Jesus fuck, someone writing sensibly about Heinlein for the first time in many years.
When I was plowing through the shelves of my local library, the few Heinlein books I discovered literally changed my life. They made more difference to my thinking and my approach to the world than any other books that I read at that time.
When I was 8 or 10, no one told me that women could be starship captains.
No one told me that sex didn’t have to be some fearful, shameful thing, and that women enjoyed sex, too.
No one told me that the future might be really different, and that we’d have things that I couldn’t even imagine, and that I might see and learn things that no one could even conceive of in a backwards hick 1980s North Florida town.

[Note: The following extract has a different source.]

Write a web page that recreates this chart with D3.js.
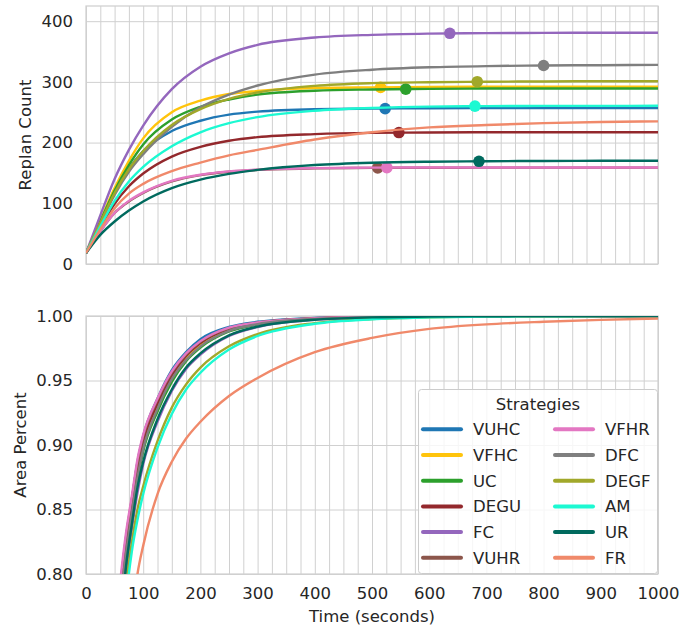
<!DOCTYPE html>
<html>
<head>
<meta charset="utf-8">
<script src="https://cdn.jsdelivr.net/npm/d3@7"></script>
<style>
  html, body { margin: 0; padding: 0; background: #ffffff; }
  svg { display: block; font-family: "DejaVu Sans", sans-serif; }
</style>
</head>
<body>
<svg id="chart" width="680" height="631"></svg>
<script>
// ---- data -------------------------------------------------------------
const strategies = ["VUHC", "VFHC", "UC", "DEGU", "FC", "VUHR", "VFHR", "DFC", "DEGF", "AM", "UR", "FR"];
const strategyColors = ["#1f77b4", "#ffc40c", "#2ca02c", "#93282c", "#9467bd", "#8c564b",
                        "#e377c2", "#7f7f7f", "#a1a82a", "#1cf9d2", "#006a5e", "#f0896a"];

// Replan count over time (seconds)
const replanTimes = [0, 25, 50, 75, 100, 150, 200, 250, 300, 400, 500, 600, 700, 800, 900, 1000];
const replanVUHC = [18, 68, 117, 157, 186, 219, 236, 246, 251, 255, 256, 256.5, 257, 257, 257, 257];
const replanVFHC = [18, 72, 125, 170, 207, 250, 269, 280, 285, 290, 291, 291.5, 292, 292, 292, 292];
const replanUC   = [18, 70, 121, 163, 197, 238, 259, 271, 279, 285.5, 287.5, 288.5, 289, 289, 289, 289];
const replanDEGU = [18, 60, 99, 128, 149, 177, 193, 203, 209, 214, 216, 216.5, 217, 217, 217, 217];
const replanFC   = [18, 80, 140, 188, 228, 288, 325, 347, 361, 373, 377.5, 379.5, 380.3, 380.8, 381, 381];
const replanVUHR = [18, 54, 84, 103, 117, 136, 146.5, 152, 155, 157.5, 158.3, 158.6, 158.7, 158.8, 158.8, 158.8];
const replanVFHR = [18, 54, 84, 104, 118, 137, 147, 152.5, 155.5, 158, 158.8, 159, 159, 159, 159, 159];
const replanDFC  = [18, 67, 114, 152, 181, 226, 258, 279, 294, 312, 320, 324, 326, 327, 327.5, 328];
const replanDEGF = [18, 68, 117, 156, 186, 229, 255, 272, 282.5, 293.5, 298, 299.5, 300.3, 300.7, 301, 301];
const replanAM   = [18, 62, 104, 136, 160, 194, 217, 232, 242, 252.5, 257, 259.3, 260, 260.4, 260.5, 260.6];
const replanUR   = [18, 48, 70, 88, 103, 125, 139, 148.5, 155, 163, 166.8, 168.5, 169.3, 169.7, 170, 170];
const replanFR   = [18, 57, 92, 116, 132, 153, 167, 179, 188, 205, 217, 225, 229, 232, 234, 235];

// Time at which each strategy's marker sits, and its replan count there
const markerTimes  = [523, 515, 559, 547, 636, 510, 526, 800, 684, 680, 687, null];
const markerCounts = [256, 291, 288, 216.5, 380, 158.4, 158.8, 327, 300.3, 260, 169.2, null];

// Fraction of area covered over time (seconds)
const areaTimes = [50, 60, 70, 80, 90, 100, 125, 150, 175, 200, 250, 300, 400, 500, 600, 700, 800, 900, 1000];
const areaVUHC = [0.745, 0.79, 0.828, 0.857, 0.887, 0.907, 0.936, 0.958, 0.972, 0.982, 0.9915, 0.9955, 0.9985, 0.9995, 0.9998, 1, 1, 1, 1];
const areaVFHC = [0.73, 0.782, 0.82, 0.85, 0.878, 0.900, 0.931, 0.953, 0.968, 0.978, 0.9895, 0.9942, 0.998, 0.9992, 0.9997, 0.9999, 1, 1, 1];
const areaUC   = [0.72, 0.775, 0.813, 0.845, 0.873, 0.895, 0.926, 0.949, 0.965, 0.9755, 0.988, 0.9934, 0.9977, 0.9991, 0.9996, 0.9999, 1, 1, 1];
const areaDEGU = [0.735, 0.785, 0.823, 0.853, 0.881, 0.902, 0.932, 0.954, 0.969, 0.979, 0.990, 0.9945, 0.9981, 0.9993, 0.9997, 0.9999, 1, 1, 1];
const areaFC   = [0.70, 0.755, 0.803, 0.835, 0.863, 0.885, 0.918, 0.942, 0.959, 0.970, 0.9845, 0.9915, 0.997, 0.9988, 0.9995, 0.9998, 0.9999, 1, 1];
const areaVUHR = [0.745, 0.79, 0.829, 0.858, 0.886, 0.906, 0.935, 0.956, 0.970, 0.980, 0.9905, 0.9948, 0.9982, 0.9994, 0.9998, 0.9999, 1, 1, 1];
const areaVFHR = [0.75, 0.795, 0.832, 0.86, 0.889, 0.908, 0.936, 0.957, 0.971, 0.9805, 0.991, 0.995, 0.9983, 0.9994, 0.9998, 0.9999, 1, 1, 1];
const areaDFC  = [0.725, 0.778, 0.816, 0.847, 0.875, 0.897, 0.928, 0.951, 0.966, 0.9765, 0.9885, 0.9937, 0.9978, 0.9991, 0.9997, 0.9999, 1, 1, 1];
const areaDEGF = [0.64, 0.73, 0.79, 0.824, 0.85, 0.868, 0.903, 0.929, 0.947, 0.960, 0.9765, 0.986, 0.9945, 0.9977, 0.999, 0.9996, 0.9998, 0.9999, 1];
const areaAM   = [0.63, 0.72, 0.78, 0.817, 0.842, 0.862, 0.898, 0.924, 0.943, 0.956, 0.974, 0.9845, 0.994, 0.9975, 0.9989, 0.9995, 0.9998, 0.9999, 1];
const areaUR   = [0.70, 0.76, 0.806, 0.838, 0.867, 0.887, 0.920, 0.943, 0.960, 0.971, 0.985, 0.9918, 0.9971, 0.9989, 0.9995, 0.9998, 0.9999, 1, 1];
const areaFR   = [0.55, 0.64, 0.71, 0.765, 0.80, 0.822, 0.862, 0.887, 0.905, 0.918, 0.938, 0.952, 0.972, 0.983, 0.990, 0.9935, 0.9955, 0.997, 0.998];

const replanTicks = [0, 100, 200, 300, 400];
const areaTicks = [0.80, 0.85, 0.90, 0.95, 1.00];
const timeTicks = [0, 100, 200, 300, 400, 500, 600, 700, 800, 900, 1000];

const replanSeries = [replanVUHC, replanVFHC, replanUC, replanDEGU, replanFC, replanVUHR,
                      replanVFHR, replanDFC, replanDEGF, replanAM, replanUR, replanFR];
const areaSeries = [areaVUHC, areaVFHC, areaUC, areaDEGU, areaFC, areaVUHR,
                    areaVFHR, areaDFC, areaDEGF, areaAM, areaUR, areaFR];

// ---- layout -----------------------------------------------------------
const svg = d3.select("#chart");
const plotLeft = 86, plotRight = 658;
const topPanel = { y0: 6, y1: 264 };
const botPanel = { y0: 316, y1: 574 };
const gridColor = "#d0d0d0";
const textColor = "#262626";
const fontSize = "16.5px";

const x = d3.scaleLinear().domain([0, 1000]).range([plotLeft, plotRight]);
const yReplan = d3.scaleLinear().domain([0, 425]).range([topPanel.y1, topPanel.y0]);
const yArea = d3.scaleLinear().domain([0.8, 1.0]).range([botPanel.y1, botPanel.y0]);

function drawGrid(panel, yScale, yTicks, id) {
  const g = svg.append("g");
  // vertical grid every 25 seconds
  g.append("g")
    .attr("transform", `translate(0,${panel.y1})`)
    .call(d3.axisBottom(x).tickValues(d3.range(0, 1001, 25)).tickSize(-(panel.y1 - panel.y0)).tickFormat(""))
    .call(a => a.select(".domain").remove())
    .call(a => a.selectAll("line").attr("stroke", gridColor).attr("stroke-width", 1));
  // horizontal grid
  g.append("g")
    .attr("transform", `translate(${plotLeft},0)`)
    .call(d3.axisLeft(yScale).tickValues(yTicks).tickSize(-(plotRight - plotLeft)).tickFormat(""))
    .call(a => a.select(".domain").remove())
    .call(a => a.selectAll("line").attr("stroke", gridColor).attr("stroke-width", 1));
  // frame
  g.append("rect")
    .attr("x", plotLeft).attr("y", panel.y0)
    .attr("width", plotRight - plotLeft).attr("height", panel.y1 - panel.y0)
    .attr("fill", "none").attr("stroke", gridColor).attr("stroke-width", 1.25);
  // clip region
  svg.append("clipPath").attr("id", id)
    .append("rect")
    .attr("x", plotLeft).attr("y", panel.y0)
    .attr("width", plotRight - plotLeft).attr("height", panel.y1 - panel.y0);
}

function drawYLabels(yScale, ticks, fmt) {
  svg.append("g")
    .attr("transform", `translate(${plotLeft},0)`)
    .call(d3.axisLeft(yScale).tickValues(ticks).tickSize(0).tickPadding(13).tickFormat(fmt))
    .call(a => a.select(".domain").remove())
    .call(a => a.selectAll("text").attr("fill", textColor).style("font-size", fontSize)
      .style("font-family", "'DejaVu Sans', sans-serif"));
}

drawGrid(topPanel, yReplan, replanTicks, "clipTop");
drawGrid(botPanel, yArea, areaTicks, "clipBot");

drawYLabels(yReplan, replanTicks, d3.format("d"));
drawYLabels(yArea, areaTicks, d3.format(".2f"));

// x tick labels under the lower panel
svg.append("g")
  .attr("transform", `translate(0,${botPanel.y1})`)
  .call(d3.axisBottom(x).tickValues(timeTicks).tickSize(0).tickPadding(13).tickFormat(d3.format("d")))
  .call(a => a.select(".domain").remove())
  .call(a => a.selectAll("text").attr("fill", textColor).style("font-size", fontSize)
    .style("font-family", "'DejaVu Sans', sans-serif"));

// axis titles
svg.append("text")
  .attr("transform", `translate(25,${(topPanel.y0 + topPanel.y1) / 2}) rotate(-90)`)
  .attr("text-anchor", "middle").attr("dy", "0.35em")
  .attr("fill", textColor).style("font-size", fontSize)
  .text("Replan Count");
svg.append("text")
  .attr("transform", `translate(20,${(botPanel.y0 + botPanel.y1) / 2}) rotate(-90)`)
  .attr("text-anchor", "middle").attr("dy", "0.35em")
  .attr("fill", textColor).style("font-size", fontSize)
  .text("Area Percent");
svg.append("text")
  .attr("x", (plotLeft + plotRight) / 2).attr("y", 622)
  .attr("text-anchor", "middle")
  .attr("fill", textColor).style("font-size", fontSize)
  .text("Time (seconds)");

// ---- series -----------------------------------------------------------
const replanLine = d3.line().curve(d3.curveMonotoneX)
  .x((d, i) => x(replanTimes[i])).y(d => yReplan(d));
const areaLine = d3.line().curve(d3.curveMonotoneX)
  .x((d, i) => x(areaTimes[i])).y(d => yArea(d));

const topLayer = svg.append("g").attr("clip-path", "url(#clipTop)");
strategies.forEach((name, k) => {
  topLayer.append("path")
    .datum(replanSeries[k])
    .attr("d", replanLine)
    .attr("fill", "none")
    .attr("stroke", strategyColors[k])
    .attr("stroke-width", 2.4)
    .attr("stroke-linejoin", "round");
  if (markerTimes[k] !== null) {
    topLayer.append("circle")
      .attr("cx", x(markerTimes[k]))
      .attr("cy", yReplan(markerCounts[k]))
      .attr("r", 5.8)
      .attr("fill", strategyColors[k]);
  }
});

const botLayer = svg.append("g").attr("clip-path", "url(#clipBot)");
strategies.forEach((name, k) => {
  botLayer.append("path")
    .datum(areaSeries[k])
    .attr("d", areaLine)
    .attr("fill", "none")
    .attr("stroke", strategyColors[k])
    .attr("stroke-width", 2.4)
    .attr("stroke-linejoin", "round");
});

// ---- legend -----------------------------------------------------------
const legend = svg.append("g");
legend.append("rect")
  .attr("x", 418.5).attr("y", 389.5).attr("width", 239).attr("height", 184)
  .attr("rx", 3).attr("fill", "#ffffff").attr("fill-opacity", 0.8)
  .attr("stroke", "#cccccc").attr("stroke-width", 1);
legend.append("text")
  .attr("x", 538).attr("y", 410)
  .attr("text-anchor", "middle")
  .attr("fill", textColor).style("font-size", fontSize)
  .text("Strategies");

strategies.forEach((name, k) => {
  const col = Math.floor(k / 6), row = k % 6;
  const lx = col === 0 ? 423 : 555;
  const ly = 429.3 + row * 25.7;
  legend.append("line")
    .attr("x1", lx).attr("x2", lx + 38)
    .attr("y1", ly).attr("y2", ly)
    .attr("stroke", strategyColors[k]).attr("stroke-width", 4)
    .attr("stroke-linecap", "round");
  legend.append("text")
    .attr("x", lx + 50).attr("y", ly + 6)
    .attr("fill", textColor).style("font-size", fontSize)
    .text(name);
});
</script>
</body>
</html>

Heinlein did, and he was right; the future (now) is vastly different than where and how I grew up.
In the feminist rush to declare Heinlein an evil dead white male, they forget that he was writing about ideas and concepts that no one else at all was writing about, very subversively for the most part for his time, and that for young people like me who were living in places that nearly amounted to Christian fundie Bible camps, finding Heinlein on the shelf meant my mind had a chance to think far bigger thoughts than it would have without him.
I’d never even read or heard of an sf novel with a girl as the main character before I read Podkayne of Mars when I was 9 or so. (Hint: Because there weren’t really any.)
Heinlein was not perfect. But he was so much better than almost all else at the time and finding his novels on the shelf opened my world in ways that I am eternally grateful for.